## Friday, August 21, 2015

### The Coulter Counter

In Intermediate Physics for Medicine and Biology, Russ Hobbie and I often include applications of important topics in the homework problems. One such problem, new in Chapter 6 of the 5th edition, is an analysis of a Coulter counter.
Problem 23. The Coulter counter or resistive pulse technique is used to count and size particles in a wide variety of applications (Kubitschek 1969; DeBlois and Bean 1970), including the automated counting of blood cells. The cells being counted are assumed to be nonconducting and immersed in a conducting fluid. The fluid is made to flow through a narrow channel. When a suspended particle enters the channel there is a change in resistance. Assume a long channel of radius b with no end effects.
(a) What is the resistance of pure fluid of resistivity ρ = 1/σ in a segment of channel of length 2a?
(b) A cylindrical non-conducting cell of radius a and length 2a is in the channel. Its axis and the axis of the channel coincide. What is the resistance of a segment of channel of length 2a? Ignore end effects.
(c) Show that the resistance change (the difference between these two results) is proportional to the volume of the cell, V=2πa3, and inversely proportional to b4.
In the August issue of Physics Today is an article about extending the Coulter counter to sequencing DNA. Murugappan Muthukumar, Calin Plesa, and Cees Dekker write
In the 1940s Wallace Coulter set about finding a way to quickly count blood cells, which at the time was a slow and inefficient process. His approach was to pass cells, one by one, through a small hole connecting to compartments filled with electrolyte solution. Simultaneously, he applied a voltage across the compartment and measured the ionic current passed through the hole. As a cell passed through the hole, it would partially block the flow of electric charges, and the current would drop by an amount proportional to the volume of the cell….Coulter’s technique worked out wonderfully and revolutionized cell counting.
Then, the authors describe how this method can be used to sequence DNA.
The last two decades have seen a renaissance of the Coulter counter concept. The principle remains essentially the same, but nanopores—holes with a diameter of merely a few nanometers—have shrunk the length scale from that of single cells to that of single molecules. When DNA molecules are added to one side of the pore and an electric field is applied, the resulting electrophoretic force on the negatively charged DNA can pull the molecule through the pore in a head-to-tail fashion, leading to an observable blockade in the ionic current…
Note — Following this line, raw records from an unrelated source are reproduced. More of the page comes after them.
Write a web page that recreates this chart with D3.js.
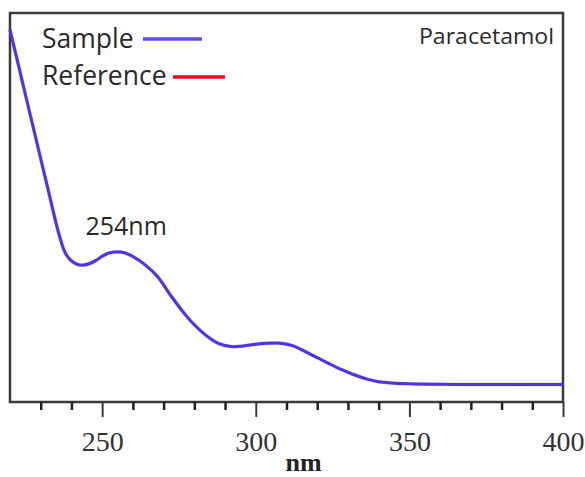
<!DOCTYPE html>
<html>
<head>
<meta charset="utf-8">
<script src="https://cdn.jsdelivr.net/npm/d3@7/dist/d3.min.js"></script>
<style>
  html, body { margin: 0; padding: 0; background: #fff; }
  svg { display: block; }
</style>
</head>
<body>
<div id="chart"></div>
<script>
// ---- data ----
const wavelengths = [220, 224, 228, 232, 236, 238, 240, 242, 244, 246, 248, 250, 252, 254, 256, 258, 260,
  264, 268, 272, 276, 280, 284, 288, 292, 296, 300, 304, 308, 312, 316, 320, 324, 328, 332, 336, 340,
  344, 350, 360, 370, 380, 390, 400];
const sampleAbs = [1.913, 1.648, 1.383, 1.119, 0.859, 0.766, 0.725, 0.707, 0.704, 0.712, 0.728, 0.749, 0.765,
  0.771, 0.771, 0.763, 0.748, 0.705, 0.645, 0.555, 0.470, 0.397, 0.340, 0.300, 0.285, 0.288, 0.297,
  0.302, 0.302, 0.290, 0.260, 0.228, 0.196, 0.166, 0.140, 0.119, 0.104, 0.098, 0.094, 0.091, 0.090,
  0.090, 0.090, 0.090];
const referenceAbs = [1.913, 1.648, 1.383, 1.119, 0.859, 0.766, 0.726, 0.708, 0.705, 0.712, 0.728, 0.749, 0.765,
  0.771, 0.771, 0.763, 0.748, 0.705, 0.645, 0.555, 0.470, 0.397, 0.340, 0.300, 0.285, 0.288, 0.297,
  0.302, 0.302, 0.290, 0.260, 0.228, 0.196, 0.166, 0.140, 0.119, 0.104, 0.098, 0.094, 0.091, 0.090,
  0.090, 0.090, 0.090];
const seriesNames = ["Sample", "Reference"];
const xMajorTicks = [250, 300, 350, 400];
const xMinorTicks = [230, 240, 260, 270, 280, 290, 310, 320, 330, 340, 360, 370, 380, 390];
const xDomain = [220, 400];
const yDomain = [0, 2];
const title = "Paracetamol";
const peakLabel = "254nm";
const peakWavelength = 254;
const xLabel = "nm";

// ---- layout ----
const W = 585, H = 477;
const mLeft = 10, mRight = 563, mTop = 13, mBottom = 402;

const svg = d3.select("#chart").append("svg").attr("width", W).attr("height", H);

const x = d3.scaleLinear().domain(xDomain).range([mLeft, mRight]);
const y = d3.scaleLinear().domain(yDomain).range([mBottom, mTop]);

// frame
svg.append("rect")
  .attr("x", mLeft).attr("y", mTop)
  .attr("width", mRight - mLeft).attr("height", mBottom - mTop)
  .attr("fill", "none").attr("stroke", "#3a3a3a").attr("stroke-width", 2.5);

// axes
const axMajor = d3.axisBottom(x).tickValues(xMajorTicks).tickSize(15).tickPadding(14).tickFormat(d3.format("d"));
const gMaj = svg.append("g").attr("transform", `translate(0,${mBottom})`).call(axMajor);
gMaj.select(".domain").remove();
gMaj.selectAll(".tick line").attr("stroke", "#3a3a3a").attr("stroke-width", 2);
gMaj.selectAll(".tick text")
  .attr("font-family", "'Liberation Serif', 'Times New Roman', serif")
  .attr("font-size", 28).attr("fill", "#333");

const axMinor = d3.axisBottom(x).tickValues(xMinorTicks).tickSize(8).tickFormat("");
const gMin = svg.append("g").attr("transform", `translate(0,${mBottom})`).call(axMinor);
gMin.select(".domain").remove();
gMin.selectAll(".tick line").attr("stroke", "#222").attr("stroke-width", 2.5);

svg.append("text")
  .attr("x", (mLeft + mRight) / 2 + 17).attr("y", 471)
  .attr("text-anchor", "middle")
  .attr("font-family", "'Liberation Serif', 'Times New Roman', serif")
  .attr("font-weight", "bold").attr("font-size", 26).attr("fill", "#222")
  .text(xLabel);

// lines
const line = d3.line().x((d, i) => x(wavelengths[i])).y(d => y(d)).curve(d3.curveCatmullRom.alpha(0.5));

svg.append("path").datum(referenceAbs)
  .attr("d", line).attr("fill", "none")
  .attr("stroke", "#e8102a").attr("stroke-width", 3.8).attr("opacity", 0.22);
svg.append("path").datum(sampleAbs)
  .attr("d", line).attr("fill", "none")
  .attr("stroke", "#4436f0").attr("stroke-width", 3);
svg.append("path").datum(referenceAbs)
  .attr("d", line).attr("fill", "none")
  .attr("stroke", "#d0207a").attr("stroke-width", 1)
  .attr("stroke-dasharray", "2 7").attr("opacity", 0.35);

// legend
const font = "'Open Sans', 'Noto Sans', sans-serif";
const legendColors = ["#5a4ee8", "#e0101a"];
const legendRows = [{ ty: 48, ly: 39, x1: 143, x2: 202 }, { ty: 85, ly: 77, x1: 173, x2: 225 }];
seriesNames.forEach((name, i) => {
  const r = legendRows[i];
  svg.append("text").attr("x", 42).attr("y", r.ty)
    .attr("font-family", font).attr("font-size", 26.5).attr("fill", "#2a2a2a")
    .text(name);
  svg.append("line").attr("x1", r.x1).attr("x2", r.x2).attr("y1", r.ly).attr("y2", r.ly)
    .attr("stroke", legendColors[i]).attr("stroke-width", 3.5);
});

// title
svg.append("text").attr("x", 554).attr("y", 44).attr("text-anchor", "end")
  .attr("font-family", font).attr("font-size", 21).attr("fill", "#2a2a2a")
  .attr("textLength", 135).attr("lengthAdjust", "spacingAndGlyphs")
  .text(title);

// peak annotation
svg.append("text").attr("x", x(peakWavelength) - 29).attr("y", 235)
  .attr("font-family", font).attr("font-size", 25).attr("fill", "#2a2a2a")
  .text(peakLabel);
</script>
</body>
</html>
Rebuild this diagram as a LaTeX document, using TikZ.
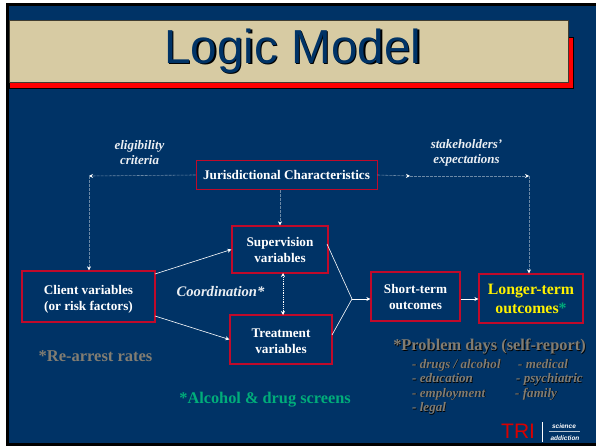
\documentclass[tikz,border=0pt]{standalone}
\usepackage{fontspec}
\setmainfont{Liberation Serif}
\setsansfont{Liberation Sans}
\usetikzlibrary{positioning, arrows.meta}

\definecolor{slideblue}{HTML}{003366}
\definecolor{titletan}{HTML}{D7CBA3}
\definecolor{boxred}{HTML}{C00A2A}
\definecolor{screengreen}{HTML}{00AD7A}
\definecolor{noteGray}{HTML}{827D72}

\newcommand{\shadowed}[3][black]{\makebox[0pt][l]{\kern#2\raisebox{-#2}{\textcolor{#1}{#3}}}#3}

\begin{document}
\begin{tikzpicture}[x=1pt, y=-1pt,
    block/.style={rectangle, draw=boxred, line width=1.3pt, inner sep=0pt, align=center, text=white, font=\fontsize{13.2}{16}\selectfont\bfseries},
    lbl/.style={align=center, text=white!92!slideblue, inner sep=0pt, font=\fontsize{13}{15}\selectfont\bfseries\itshape},
    note/.style={align=left, text=noteGray, inner sep=0pt, font=\fontsize{13.1}{14.4}\selectfont\bfseries\itshape},
    arrow/.style={-{Stealth[length=4pt,width=4pt]}, white, line width=0.6pt},
    dasharrow/.style={-{Stealth[length=4pt,width=4pt,color=white]}, white!42!slideblue, line width=0.6pt, dash pattern=on 3pt off 1pt}]

\useasboundingbox (0,0) rectangle (596,446);

% Background
\fill[white] (0,0) rectangle (596,446);
\fill[black] (6,3) rectangle (596,446);
\fill[slideblue] (9,6) rectangle (596,443);

% Title
\fill[red, draw=black, line width=0.5pt] (9,37) -| (573,88) -- (9,88) -- cycle;
\node [draw=black!70!titletan, fill=titletan, line width=0.6pt, minimum width=559pt, minimum height=62pt, inner sep=0pt, anchor=north west] (title) at (9,20) {};
\node [text=slideblue, inner sep=0pt, font=\fontsize{47.7}{47.7}\sffamily\selectfont] (titletext) at (293,52) {\shadowed{1.3pt}{Logic Model}};

% Nodes
\node [block, line width=0.8pt, minimum width=181pt, minimum height=29pt] (juris) at (286.5,175) {Jurisdictional Characteristics};
\node [block, minimum width=96pt, minimum height=47pt] (super) at (280,249.5) {Supervision\\variables};
\node [block, minimum width=133pt, minimum height=51pt] (client) at (88.5,296.5) {\rule{0pt}{14pt}Client variables\\(or risk factors)};
\node [block, minimum width=102pt, minimum height=49pt] (treat) at (281,339.5) {\rule{0pt}{12pt}Treatment\\variables};
\node [block, minimum width=89pt, minimum height=49pt] (short) at (415.5,296.5) {Short-term\\outcomes};
\node [block, minimum width=104pt, minimum height=49pt, text=yellow, font=\fontsize{15.8}{19}\selectfont\bfseries] (long) at (531,298.5) {Longer-term\\outcomes\textcolor{screengreen}{*}};

% Labels
\node [lbl] (elig) at (139.5,152.5) {eligibility\\criteria};
\node [lbl] (stake) at (466.5,152.5) {stakeholders'\\expectations};
\node [lbl, font=\fontsize{14.6}{16}\selectfont\bfseries\itshape] (coord) at (220.5,292) {Coordination*};
\node [text=noteGray, inner sep=0pt, font=\fontsize{16.5}{16.5}\selectfont\bfseries] (rearrest) at (95.5,356) {*Re-arrest rates};
\node [text=screengreen, inner sep=0pt, font=\fontsize{16.3}{16.3}\selectfont\bfseries] (screens) at (265,400) {*Alcohol \& drug screens};
\node [text=noteGray, inner sep=0pt, font=\fontsize{16.4}{16.4}\selectfont\bfseries] (days) at (489.5,347) {\shadowed{0.8pt}{*Problem days (self-report)}};
\node [note, anchor=north west] (listl) at (412,359) {\shadowed{0.6pt}{- drugs / alcohol}\\\shadowed{0.6pt}{- education}\\\shadowed{0.6pt}{- employment}\\\shadowed{0.6pt}{- legal}};
\node [note, anchor=north west] (listr) at (515,359) {\hspace*{3pt}\shadowed{0.6pt}{- medical}\\\hspace*{1pt}\shadowed{0.6pt}{- psychiatric}\\\shadowed{0.6pt}{- family}};

% Logo
\node [text=red!85!black, inner sep=0pt, anchor=base west, font=\fontsize{21}{21}\sffamily\selectfont] (tri) at (501,438) {TRI};
\node [text=white, inner sep=0pt, font=\fontsize{6.5}{6.5}\sffamily\bfseries\itshape\selectfont] (sci) at (564,426) {science};
\node [text=white, inner sep=0pt, font=\fontsize{6.5}{6.5}\sffamily\bfseries\itshape\selectfont] (add) at (565,438) {addiction};
\coordinate (divtop) at (542,422);
\coordinate (divbot) at (542,442);
\coordinate (ruleleft) at (549,431);
\coordinate (ruleright) at (580,431);
\draw [white, line width=0.6pt] (divtop) -- (divbot);
\draw [white!70!slideblue, line width=0.8pt] (ruleleft) -- (ruleright);

% Corners and joints
\coordinate (cornerl) at (89,176);
\coordinate (cornerr) at (529,176);
\coordinate (midr) at (410,176);
\coordinate (join) at (352,299);
\coordinate (clientup) at (155,274);
\coordinate (clientdn) at (155,316);
\coordinate (superout) at (327,244);
\coordinate (treatout) at (332,335);

% Arrows
\draw [dasharrow] (juris.west) -- (cornerl);
\draw [dasharrow] (cornerl) -- (client.north -| cornerl);
\draw [dasharrow] (juris.east) -- (midr);
\draw [dasharrow] (midr) -- (cornerr);
\draw [dasharrow] (cornerr) -- (long.north -| cornerr);
\draw [dasharrow] (juris.south -| super.north) -- (super.north);
\draw [arrow] (clientup) -- (super.west);
\draw [arrow] (clientdn) -- (treat.west);
\draw [white, line width=0.6pt] (superout) -- (join);
\draw [white, line width=0.6pt] (treatout) -- (join);
\draw [arrow] (join) -- (join -| short.west);
\draw [arrow] (short.east |- join) -- (join -| long.west);
\draw [{Stealth[length=4pt,width=4pt]}-{Stealth[length=4pt,width=4pt]}, white, line width=0.8pt, densely dotted] (283,273) -- (283,315);

\end{tikzpicture}
\end{document}
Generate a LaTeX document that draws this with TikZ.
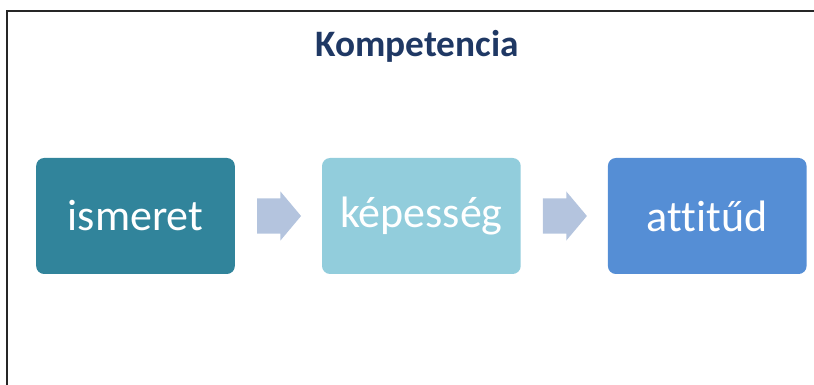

In the 1990s several research groups … began probing whether the different bases on a DNA strand might block measurably different amounts of ionic current as they pass through a nanopore. If so, the pattern of current generated by a DNA strand threaded through a nanopore might provide a linear readout of the strand’s base sequence… Although significant challenges remain to turn that vision into a practical reality, the goal appears to be within reach.
The authors then describe more details about the technique. Some use transmembrane proteins like the membrane channels described in Chapter 9 of IPMB. Others use tiny holes drilled into sheets of silicon nitride. Still others use a hybrid of these two.

Clearly the method will not work unless the DNA is a single strand. Wanunu (2012) discusses the molecular dynamics involved in unzipping a double strand to obtain two single strands, one of which can then be threaded through the pore to do the sequencing. The nanopores must be very narrow if you are to have any chance of distinguishing different bases attached to the DNA backbone.

Russ and I had no idea about these modern uses of the Coulter counter when we added the homework problem. This new application of the Coulter idea shows how a strong understanding of the fundamentals of physics as applied to medicine and biology can allow one to quickly move to the forefront of cutting-edge new technologies.